— STATED EXERCISE —
Transcribe each of the records below exactly, excluding all pictures.

Source code of charts:
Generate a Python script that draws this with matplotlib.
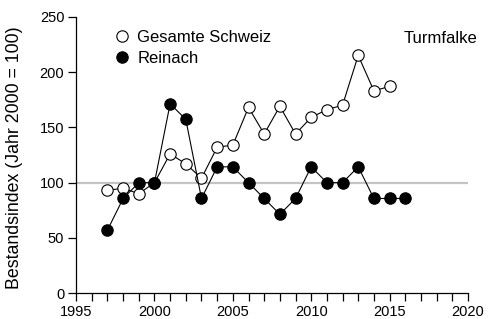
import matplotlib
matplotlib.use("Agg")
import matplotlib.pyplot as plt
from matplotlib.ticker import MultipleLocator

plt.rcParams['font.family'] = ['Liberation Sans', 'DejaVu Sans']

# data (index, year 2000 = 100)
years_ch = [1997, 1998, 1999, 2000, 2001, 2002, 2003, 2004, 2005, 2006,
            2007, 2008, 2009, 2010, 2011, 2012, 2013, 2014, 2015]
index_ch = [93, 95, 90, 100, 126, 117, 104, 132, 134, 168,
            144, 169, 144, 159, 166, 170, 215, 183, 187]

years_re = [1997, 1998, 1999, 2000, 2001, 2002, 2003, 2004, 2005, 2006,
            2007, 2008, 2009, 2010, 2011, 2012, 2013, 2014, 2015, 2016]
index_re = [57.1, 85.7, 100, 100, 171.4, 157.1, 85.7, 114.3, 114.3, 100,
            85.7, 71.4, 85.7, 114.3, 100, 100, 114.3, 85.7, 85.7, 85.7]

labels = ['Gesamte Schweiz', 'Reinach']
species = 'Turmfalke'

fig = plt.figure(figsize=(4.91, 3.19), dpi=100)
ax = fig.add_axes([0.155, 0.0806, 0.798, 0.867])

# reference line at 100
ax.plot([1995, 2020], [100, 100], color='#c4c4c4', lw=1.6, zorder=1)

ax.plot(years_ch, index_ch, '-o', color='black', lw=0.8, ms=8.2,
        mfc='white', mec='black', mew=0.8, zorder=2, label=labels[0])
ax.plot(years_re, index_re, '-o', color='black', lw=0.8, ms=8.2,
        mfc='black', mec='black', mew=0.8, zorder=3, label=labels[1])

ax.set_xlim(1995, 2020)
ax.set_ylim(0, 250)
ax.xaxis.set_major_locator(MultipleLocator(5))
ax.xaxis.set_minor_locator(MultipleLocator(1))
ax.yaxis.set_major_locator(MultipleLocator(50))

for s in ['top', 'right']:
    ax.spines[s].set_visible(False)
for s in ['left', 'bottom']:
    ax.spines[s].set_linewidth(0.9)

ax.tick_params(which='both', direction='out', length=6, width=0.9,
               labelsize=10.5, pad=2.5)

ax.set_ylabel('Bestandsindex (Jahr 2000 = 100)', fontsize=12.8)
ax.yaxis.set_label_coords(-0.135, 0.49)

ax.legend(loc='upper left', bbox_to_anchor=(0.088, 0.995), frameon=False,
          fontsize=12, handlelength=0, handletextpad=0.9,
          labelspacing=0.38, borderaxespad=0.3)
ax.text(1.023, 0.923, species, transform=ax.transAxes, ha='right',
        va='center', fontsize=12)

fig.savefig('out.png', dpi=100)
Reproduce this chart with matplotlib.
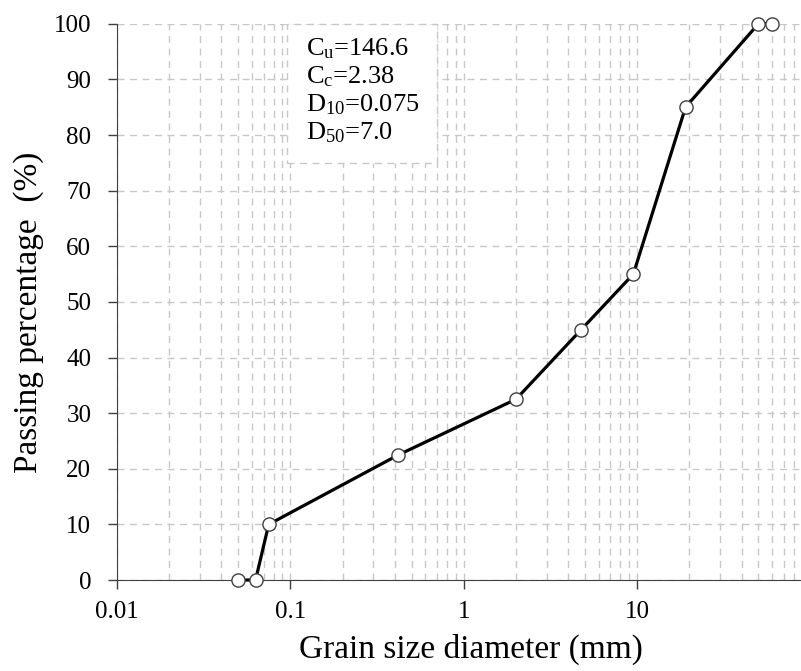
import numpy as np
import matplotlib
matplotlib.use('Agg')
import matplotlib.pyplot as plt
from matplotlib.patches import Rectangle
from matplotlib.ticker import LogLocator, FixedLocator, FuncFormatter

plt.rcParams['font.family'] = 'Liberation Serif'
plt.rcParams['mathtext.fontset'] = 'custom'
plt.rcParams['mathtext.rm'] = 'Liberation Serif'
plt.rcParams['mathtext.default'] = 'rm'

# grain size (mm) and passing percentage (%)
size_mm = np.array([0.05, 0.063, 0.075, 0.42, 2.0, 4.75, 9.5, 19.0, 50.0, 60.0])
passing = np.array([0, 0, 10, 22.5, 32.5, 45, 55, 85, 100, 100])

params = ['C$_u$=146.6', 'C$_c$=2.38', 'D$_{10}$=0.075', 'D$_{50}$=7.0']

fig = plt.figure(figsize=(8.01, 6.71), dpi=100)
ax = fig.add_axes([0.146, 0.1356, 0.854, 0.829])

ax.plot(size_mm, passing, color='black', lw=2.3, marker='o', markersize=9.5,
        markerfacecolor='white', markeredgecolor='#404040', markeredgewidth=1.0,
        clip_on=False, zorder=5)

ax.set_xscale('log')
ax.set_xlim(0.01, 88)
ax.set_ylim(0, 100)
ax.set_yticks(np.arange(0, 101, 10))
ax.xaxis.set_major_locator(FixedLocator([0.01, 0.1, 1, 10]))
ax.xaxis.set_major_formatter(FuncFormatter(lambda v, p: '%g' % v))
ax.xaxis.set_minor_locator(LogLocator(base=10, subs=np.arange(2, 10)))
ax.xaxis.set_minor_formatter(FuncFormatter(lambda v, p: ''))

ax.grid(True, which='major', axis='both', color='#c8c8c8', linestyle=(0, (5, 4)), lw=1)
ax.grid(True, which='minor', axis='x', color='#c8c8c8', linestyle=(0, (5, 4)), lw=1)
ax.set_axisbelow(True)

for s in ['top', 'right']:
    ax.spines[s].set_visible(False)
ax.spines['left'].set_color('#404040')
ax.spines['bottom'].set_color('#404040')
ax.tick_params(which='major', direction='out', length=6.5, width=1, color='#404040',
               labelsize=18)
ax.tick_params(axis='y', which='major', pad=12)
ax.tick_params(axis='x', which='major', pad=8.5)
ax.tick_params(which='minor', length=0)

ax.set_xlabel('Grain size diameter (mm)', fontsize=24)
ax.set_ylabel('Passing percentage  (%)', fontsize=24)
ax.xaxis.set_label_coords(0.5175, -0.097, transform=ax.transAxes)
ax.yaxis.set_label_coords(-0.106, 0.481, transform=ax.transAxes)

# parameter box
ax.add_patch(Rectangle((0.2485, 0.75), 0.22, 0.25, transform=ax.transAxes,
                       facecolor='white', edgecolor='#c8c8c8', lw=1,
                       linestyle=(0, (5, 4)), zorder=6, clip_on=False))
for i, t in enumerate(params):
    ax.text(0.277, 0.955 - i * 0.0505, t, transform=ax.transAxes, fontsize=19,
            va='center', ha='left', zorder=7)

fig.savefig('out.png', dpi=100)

— ANSWER —
Generate a Python script that draws this with matplotlib.
import matplotlib
matplotlib.use("Agg")
import matplotlib.pyplot as plt
from matplotlib.ticker import MultipleLocator

plt.rcParams['font.family'] = ['Liberation Sans', 'DejaVu Sans']

# data (index, year 2000 = 100)
years_ch = [1997, 1998, 1999, 2000, 2001, 2002, 2003, 2004, 2005, 2006,
            2007, 2008, 2009, 2010, 2011, 2012, 2013, 2014, 2015]
index_ch = [93, 95, 90, 100, 126, 117, 104, 132, 134, 168,
            144, 169, 144, 159, 166, 170, 215, 183, 187]

years_re = [1997, 1998, 1999, 2000, 2001, 2002, 2003, 2004, 2005, 2006,
            2007, 2008, 2009, 2010, 2011, 2012, 2013, 2014, 2015, 2016]
index_re = [57.1, 85.7, 100, 100, 171.4, 157.1, 85.7, 114.3, 114.3, 100,
            85.7, 71.4, 85.7, 114.3, 100, 100, 114.3, 85.7, 85.7, 85.7]

labels = ['Gesamte Schweiz', 'Reinach']
species = 'Turmfalke'

fig = plt.figure(figsize=(4.91, 3.19), dpi=100)
ax = fig.add_axes([0.155, 0.0806, 0.798, 0.867])

# reference line at 100
ax.plot([1995, 2020], [100, 100], color='#c4c4c4', lw=1.6, zorder=1)

ax.plot(years_ch, index_ch, '-o', color='black', lw=0.8, ms=8.2,
        mfc='white', mec='black', mew=0.8, zorder=2, label=labels[0])
ax.plot(years_re, index_re, '-o', color='black', lw=0.8, ms=8.2,
        mfc='black', mec='black', mew=0.8, zorder=3, label=labels[1])

ax.set_xlim(1995, 2020)
ax.set_ylim(0, 250)
ax.xaxis.set_major_locator(MultipleLocator(5))
ax.xaxis.set_minor_locator(MultipleLocator(1))
ax.yaxis.set_major_locator(MultipleLocator(50))

for s in ['top', 'right']:
    ax.spines[s].set_visible(False)
for s in ['left', 'bottom']:
    ax.spines[s].set_linewidth(0.9)

ax.tick_params(which='both', direction='out', length=6, width=0.9,
               labelsize=10.5, pad=2.5)

ax.set_ylabel('Bestandsindex (Jahr 2000 = 100)', fontsize=12.8)
ax.yaxis.set_label_coords(-0.135, 0.49)

ax.legend(loc='upper left', bbox_to_anchor=(0.088, 0.995), frameon=False,
          fontsize=12, handlelength=0, handletextpad=0.9,
          labelspacing=0.38, borderaxespad=0.3)
ax.text(1.023, 0.923, species, transform=ax.transAxes, ha='right',
        va='center', fontsize=12)

fig.savefig('out.png', dpi=100)
Reproduce this chart with matplotlib.
import numpy as np
import matplotlib
matplotlib.use('Agg')
import matplotlib.pyplot as plt
from matplotlib.patches import Rectangle
from matplotlib.ticker import LogLocator, FixedLocator, FuncFormatter

plt.rcParams['font.family'] = 'Liberation Serif'
plt.rcParams['mathtext.fontset'] = 'custom'
plt.rcParams['mathtext.rm'] = 'Liberation Serif'
plt.rcParams['mathtext.default'] = 'rm'

# grain size (mm) and passing percentage (%)
size_mm = np.array([0.05, 0.063, 0.075, 0.42, 2.0, 4.75, 9.5, 19.0, 50.0, 60.0])
passing = np.array([0, 0, 10, 22.5, 32.5, 45, 55, 85, 100, 100])

params = ['C$_u$=146.6', 'C$_c$=2.38', 'D$_{10}$=0.075', 'D$_{50}$=7.0']

fig = plt.figure(figsize=(8.01, 6.71), dpi=100)
ax = fig.add_axes([0.146, 0.1356, 0.854, 0.829])

ax.plot(size_mm, passing, color='black', lw=2.3, marker='o', markersize=9.5,
        markerfacecolor='white', markeredgecolor='#404040', markeredgewidth=1.0,
        clip_on=False, zorder=5)

ax.set_xscale('log')
ax.set_xlim(0.01, 88)
ax.set_ylim(0, 100)
ax.set_yticks(np.arange(0, 101, 10))
ax.xaxis.set_major_locator(FixedLocator([0.01, 0.1, 1, 10]))
ax.xaxis.set_major_formatter(FuncFormatter(lambda v, p: '%g' % v))
ax.xaxis.set_minor_locator(LogLocator(base=10, subs=np.arange(2, 10)))
ax.xaxis.set_minor_formatter(FuncFormatter(lambda v, p: ''))

ax.grid(True, which='major', axis='both', color='#c8c8c8', linestyle=(0, (5, 4)), lw=1)
ax.grid(True, which='minor', axis='x', color='#c8c8c8', linestyle=(0, (5, 4)), lw=1)
ax.set_axisbelow(True)

for s in ['top', 'right']:
    ax.spines[s].set_visible(False)
ax.spines['left'].set_color('#404040')
ax.spines['bottom'].set_color('#404040')
ax.tick_params(which='major', direction='out', length=6.5, width=1, color='#404040',
               labelsize=18)
ax.tick_params(axis='y', which='major', pad=12)
ax.tick_params(axis='x', which='major', pad=8.5)
ax.tick_params(which='minor', length=0)

ax.set_xlabel('Grain size diameter (mm)', fontsize=24)
ax.set_ylabel('Passing percentage  (%)', fontsize=24)
ax.xaxis.set_label_coords(0.5175, -0.097, transform=ax.transAxes)
ax.yaxis.set_label_coords(-0.106, 0.481, transform=ax.transAxes)

# parameter box
ax.add_patch(Rectangle((0.2485, 0.75), 0.22, 0.25, transform=ax.transAxes,
                       facecolor='white', edgecolor='#c8c8c8', lw=1,
                       linestyle=(0, (5, 4)), zorder=6, clip_on=False))
for i, t in enumerate(params):
    ax.text(0.277, 0.955 - i * 0.0505, t, transform=ax.transAxes, fontsize=19,
            va='center', ha='left', zorder=7)

fig.savefig('out.png', dpi=100)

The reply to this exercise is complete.